**EXERCISE PROMPT:**
Would you print the records below from the first line through the line containing "bán lẻ hàng", skipping the pictures?

**MATERIAL FOR THIS TASK:**
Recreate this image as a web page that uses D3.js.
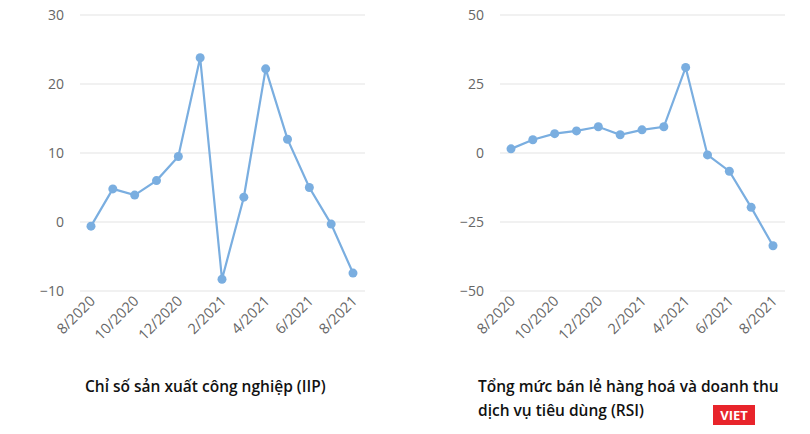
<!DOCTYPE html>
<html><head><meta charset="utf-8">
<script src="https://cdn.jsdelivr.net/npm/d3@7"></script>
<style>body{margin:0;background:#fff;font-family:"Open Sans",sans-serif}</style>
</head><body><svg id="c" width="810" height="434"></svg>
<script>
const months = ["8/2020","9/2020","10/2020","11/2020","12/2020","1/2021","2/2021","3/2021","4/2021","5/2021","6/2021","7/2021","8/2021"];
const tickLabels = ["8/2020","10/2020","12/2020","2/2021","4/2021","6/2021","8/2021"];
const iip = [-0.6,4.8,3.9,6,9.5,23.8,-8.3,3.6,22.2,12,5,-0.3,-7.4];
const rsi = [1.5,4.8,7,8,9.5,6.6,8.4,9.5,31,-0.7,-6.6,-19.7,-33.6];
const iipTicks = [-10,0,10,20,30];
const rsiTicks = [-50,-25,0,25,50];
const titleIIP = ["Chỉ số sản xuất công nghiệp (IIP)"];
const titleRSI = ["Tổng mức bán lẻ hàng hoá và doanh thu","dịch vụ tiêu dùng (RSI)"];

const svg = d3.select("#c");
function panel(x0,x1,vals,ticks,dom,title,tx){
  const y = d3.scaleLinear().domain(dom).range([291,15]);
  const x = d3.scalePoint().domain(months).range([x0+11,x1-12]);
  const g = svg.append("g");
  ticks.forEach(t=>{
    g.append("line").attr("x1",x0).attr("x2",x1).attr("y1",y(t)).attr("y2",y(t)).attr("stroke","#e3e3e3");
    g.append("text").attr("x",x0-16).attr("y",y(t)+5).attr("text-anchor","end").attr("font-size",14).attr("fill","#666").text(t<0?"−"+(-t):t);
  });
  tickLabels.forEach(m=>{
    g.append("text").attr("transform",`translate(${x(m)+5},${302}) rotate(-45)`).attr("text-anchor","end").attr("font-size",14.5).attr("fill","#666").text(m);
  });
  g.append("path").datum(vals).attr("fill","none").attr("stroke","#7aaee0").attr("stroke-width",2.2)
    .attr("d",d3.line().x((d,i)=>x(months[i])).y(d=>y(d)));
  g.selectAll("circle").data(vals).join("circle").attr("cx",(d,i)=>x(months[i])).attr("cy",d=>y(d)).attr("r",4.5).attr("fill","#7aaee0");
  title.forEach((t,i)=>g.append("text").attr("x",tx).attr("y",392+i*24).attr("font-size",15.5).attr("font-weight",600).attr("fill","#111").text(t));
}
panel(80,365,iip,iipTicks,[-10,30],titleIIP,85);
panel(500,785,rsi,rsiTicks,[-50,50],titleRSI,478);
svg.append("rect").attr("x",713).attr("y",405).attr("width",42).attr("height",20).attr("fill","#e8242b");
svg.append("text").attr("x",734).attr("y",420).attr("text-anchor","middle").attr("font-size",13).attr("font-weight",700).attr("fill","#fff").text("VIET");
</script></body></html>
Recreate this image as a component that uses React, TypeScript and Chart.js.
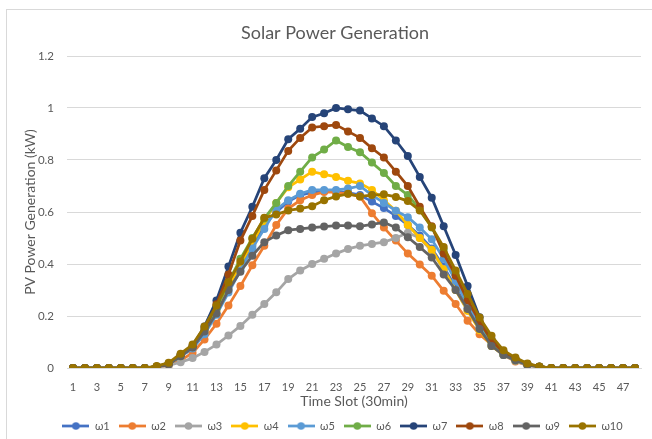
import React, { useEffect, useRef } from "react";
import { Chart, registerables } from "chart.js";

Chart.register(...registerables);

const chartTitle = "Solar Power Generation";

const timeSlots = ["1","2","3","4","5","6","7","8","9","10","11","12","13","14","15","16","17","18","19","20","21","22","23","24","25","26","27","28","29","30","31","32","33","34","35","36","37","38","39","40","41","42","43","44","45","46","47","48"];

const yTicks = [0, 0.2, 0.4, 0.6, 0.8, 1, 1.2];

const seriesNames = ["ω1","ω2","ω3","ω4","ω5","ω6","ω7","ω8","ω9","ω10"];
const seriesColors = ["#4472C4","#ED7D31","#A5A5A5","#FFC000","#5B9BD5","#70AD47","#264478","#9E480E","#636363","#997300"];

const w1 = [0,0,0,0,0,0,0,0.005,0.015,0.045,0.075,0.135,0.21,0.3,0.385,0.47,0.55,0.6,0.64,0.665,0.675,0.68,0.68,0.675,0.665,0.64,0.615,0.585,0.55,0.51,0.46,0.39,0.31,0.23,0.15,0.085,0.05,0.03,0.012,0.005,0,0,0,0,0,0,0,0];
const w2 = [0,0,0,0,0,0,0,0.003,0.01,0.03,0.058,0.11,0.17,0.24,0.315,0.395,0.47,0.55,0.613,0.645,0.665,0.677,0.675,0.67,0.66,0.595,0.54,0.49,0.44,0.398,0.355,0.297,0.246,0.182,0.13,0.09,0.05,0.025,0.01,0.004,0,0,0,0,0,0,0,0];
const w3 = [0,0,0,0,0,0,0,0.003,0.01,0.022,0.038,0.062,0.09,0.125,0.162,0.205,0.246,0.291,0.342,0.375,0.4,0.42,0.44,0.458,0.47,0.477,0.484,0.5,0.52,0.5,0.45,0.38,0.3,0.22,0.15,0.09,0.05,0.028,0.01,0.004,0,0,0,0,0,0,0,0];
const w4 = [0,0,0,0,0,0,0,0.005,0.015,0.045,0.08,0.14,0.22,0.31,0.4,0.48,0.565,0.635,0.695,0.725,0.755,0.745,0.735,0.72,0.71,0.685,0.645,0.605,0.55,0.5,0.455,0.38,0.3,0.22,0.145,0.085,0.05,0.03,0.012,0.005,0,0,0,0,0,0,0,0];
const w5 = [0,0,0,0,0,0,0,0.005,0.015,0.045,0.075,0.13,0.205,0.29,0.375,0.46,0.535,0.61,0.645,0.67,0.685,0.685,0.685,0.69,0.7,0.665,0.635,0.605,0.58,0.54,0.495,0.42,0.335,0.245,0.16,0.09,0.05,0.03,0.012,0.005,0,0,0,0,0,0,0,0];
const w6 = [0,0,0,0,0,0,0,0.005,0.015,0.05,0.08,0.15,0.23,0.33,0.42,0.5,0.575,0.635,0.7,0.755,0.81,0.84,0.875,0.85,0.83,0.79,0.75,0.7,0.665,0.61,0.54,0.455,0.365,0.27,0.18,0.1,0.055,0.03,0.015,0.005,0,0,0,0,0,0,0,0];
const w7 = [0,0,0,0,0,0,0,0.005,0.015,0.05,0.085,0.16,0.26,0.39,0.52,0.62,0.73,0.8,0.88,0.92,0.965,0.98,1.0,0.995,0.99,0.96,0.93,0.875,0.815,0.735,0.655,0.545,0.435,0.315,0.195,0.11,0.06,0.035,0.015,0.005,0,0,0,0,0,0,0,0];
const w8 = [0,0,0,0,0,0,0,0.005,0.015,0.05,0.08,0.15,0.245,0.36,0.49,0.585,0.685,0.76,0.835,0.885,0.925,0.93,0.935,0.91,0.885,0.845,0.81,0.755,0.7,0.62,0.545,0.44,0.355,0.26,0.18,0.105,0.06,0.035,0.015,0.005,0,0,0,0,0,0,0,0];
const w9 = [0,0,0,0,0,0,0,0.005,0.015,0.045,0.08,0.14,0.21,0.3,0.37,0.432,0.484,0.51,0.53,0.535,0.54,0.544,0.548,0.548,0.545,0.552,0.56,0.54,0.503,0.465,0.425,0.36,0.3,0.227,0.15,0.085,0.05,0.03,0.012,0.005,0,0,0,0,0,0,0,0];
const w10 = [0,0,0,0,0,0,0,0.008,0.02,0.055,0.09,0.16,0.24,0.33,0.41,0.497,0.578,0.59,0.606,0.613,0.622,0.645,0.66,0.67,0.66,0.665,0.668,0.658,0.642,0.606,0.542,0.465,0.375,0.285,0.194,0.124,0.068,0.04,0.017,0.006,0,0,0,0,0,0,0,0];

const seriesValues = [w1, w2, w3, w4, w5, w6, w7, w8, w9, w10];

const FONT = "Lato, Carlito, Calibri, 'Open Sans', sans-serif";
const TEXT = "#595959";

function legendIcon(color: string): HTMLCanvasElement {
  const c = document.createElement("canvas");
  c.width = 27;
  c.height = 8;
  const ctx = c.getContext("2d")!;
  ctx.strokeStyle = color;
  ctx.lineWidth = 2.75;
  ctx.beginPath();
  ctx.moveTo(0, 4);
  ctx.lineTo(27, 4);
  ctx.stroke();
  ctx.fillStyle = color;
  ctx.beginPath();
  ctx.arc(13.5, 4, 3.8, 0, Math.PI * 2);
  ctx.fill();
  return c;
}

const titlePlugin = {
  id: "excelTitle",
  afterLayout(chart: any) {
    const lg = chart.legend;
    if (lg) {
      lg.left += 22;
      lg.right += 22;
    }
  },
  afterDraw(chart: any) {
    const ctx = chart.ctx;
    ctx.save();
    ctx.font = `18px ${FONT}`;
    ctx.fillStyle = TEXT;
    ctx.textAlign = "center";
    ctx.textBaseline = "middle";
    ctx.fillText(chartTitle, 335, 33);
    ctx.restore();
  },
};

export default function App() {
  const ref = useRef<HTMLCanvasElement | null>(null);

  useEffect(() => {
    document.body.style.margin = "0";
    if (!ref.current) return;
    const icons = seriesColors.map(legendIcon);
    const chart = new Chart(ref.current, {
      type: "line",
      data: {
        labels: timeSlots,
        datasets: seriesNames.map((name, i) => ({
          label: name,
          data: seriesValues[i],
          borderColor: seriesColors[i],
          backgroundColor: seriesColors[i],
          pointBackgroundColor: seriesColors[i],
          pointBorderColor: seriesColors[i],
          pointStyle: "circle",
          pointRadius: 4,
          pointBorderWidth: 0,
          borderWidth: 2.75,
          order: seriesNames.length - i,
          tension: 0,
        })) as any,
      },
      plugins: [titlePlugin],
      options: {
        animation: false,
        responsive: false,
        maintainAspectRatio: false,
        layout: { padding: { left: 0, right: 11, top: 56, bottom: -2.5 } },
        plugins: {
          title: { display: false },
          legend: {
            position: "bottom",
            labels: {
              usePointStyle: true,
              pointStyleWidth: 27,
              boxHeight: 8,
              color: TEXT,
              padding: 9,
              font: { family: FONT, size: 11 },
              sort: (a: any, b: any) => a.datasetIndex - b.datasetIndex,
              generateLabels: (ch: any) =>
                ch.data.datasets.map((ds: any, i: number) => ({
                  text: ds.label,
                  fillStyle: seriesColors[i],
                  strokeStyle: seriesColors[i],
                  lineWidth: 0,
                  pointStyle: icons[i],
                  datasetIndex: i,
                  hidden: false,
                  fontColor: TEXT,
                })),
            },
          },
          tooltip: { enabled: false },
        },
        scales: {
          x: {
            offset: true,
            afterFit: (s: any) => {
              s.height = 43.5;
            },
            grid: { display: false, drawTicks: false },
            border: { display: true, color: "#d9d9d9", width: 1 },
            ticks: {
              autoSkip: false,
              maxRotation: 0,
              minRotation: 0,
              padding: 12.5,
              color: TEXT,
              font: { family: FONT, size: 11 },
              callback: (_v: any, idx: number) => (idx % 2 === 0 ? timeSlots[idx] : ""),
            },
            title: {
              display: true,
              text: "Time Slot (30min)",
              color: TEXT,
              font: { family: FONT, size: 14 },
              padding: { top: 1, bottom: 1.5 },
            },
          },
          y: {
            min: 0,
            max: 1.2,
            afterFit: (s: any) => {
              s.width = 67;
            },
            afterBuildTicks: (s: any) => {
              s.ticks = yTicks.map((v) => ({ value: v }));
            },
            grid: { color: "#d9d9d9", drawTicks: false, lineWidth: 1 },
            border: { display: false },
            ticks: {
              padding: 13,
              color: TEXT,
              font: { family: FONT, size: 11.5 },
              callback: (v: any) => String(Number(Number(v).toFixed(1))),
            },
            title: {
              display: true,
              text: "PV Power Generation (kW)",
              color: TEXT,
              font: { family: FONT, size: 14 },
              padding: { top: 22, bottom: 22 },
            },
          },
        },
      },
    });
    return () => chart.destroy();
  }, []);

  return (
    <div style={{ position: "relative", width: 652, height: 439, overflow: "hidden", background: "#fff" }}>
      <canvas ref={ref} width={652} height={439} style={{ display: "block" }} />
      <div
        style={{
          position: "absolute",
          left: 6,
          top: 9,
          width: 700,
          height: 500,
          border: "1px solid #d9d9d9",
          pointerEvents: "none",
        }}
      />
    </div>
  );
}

**TASK RESULT:**
Recreate this image as a web page that uses D3.js.
<!DOCTYPE html>
<html><head><meta charset="utf-8">
<script src="https://cdn.jsdelivr.net/npm/d3@7"></script>
<style>body{margin:0;background:#fff;font-family:"Open Sans",sans-serif}</style>
</head><body><svg id="c" width="810" height="434"></svg>
<script>
const months = ["8/2020","9/2020","10/2020","11/2020","12/2020","1/2021","2/2021","3/2021","4/2021","5/2021","6/2021","7/2021","8/2021"];
const tickLabels = ["8/2020","10/2020","12/2020","2/2021","4/2021","6/2021","8/2021"];
const iip = [-0.6,4.8,3.9,6,9.5,23.8,-8.3,3.6,22.2,12,5,-0.3,-7.4];
const rsi = [1.5,4.8,7,8,9.5,6.6,8.4,9.5,31,-0.7,-6.6,-19.7,-33.6];
const iipTicks = [-10,0,10,20,30];
const rsiTicks = [-50,-25,0,25,50];
const titleIIP = ["Chỉ số sản xuất công nghiệp (IIP)"];
const titleRSI = ["Tổng mức bán lẻ hàng hoá và doanh thu","dịch vụ tiêu dùng (RSI)"];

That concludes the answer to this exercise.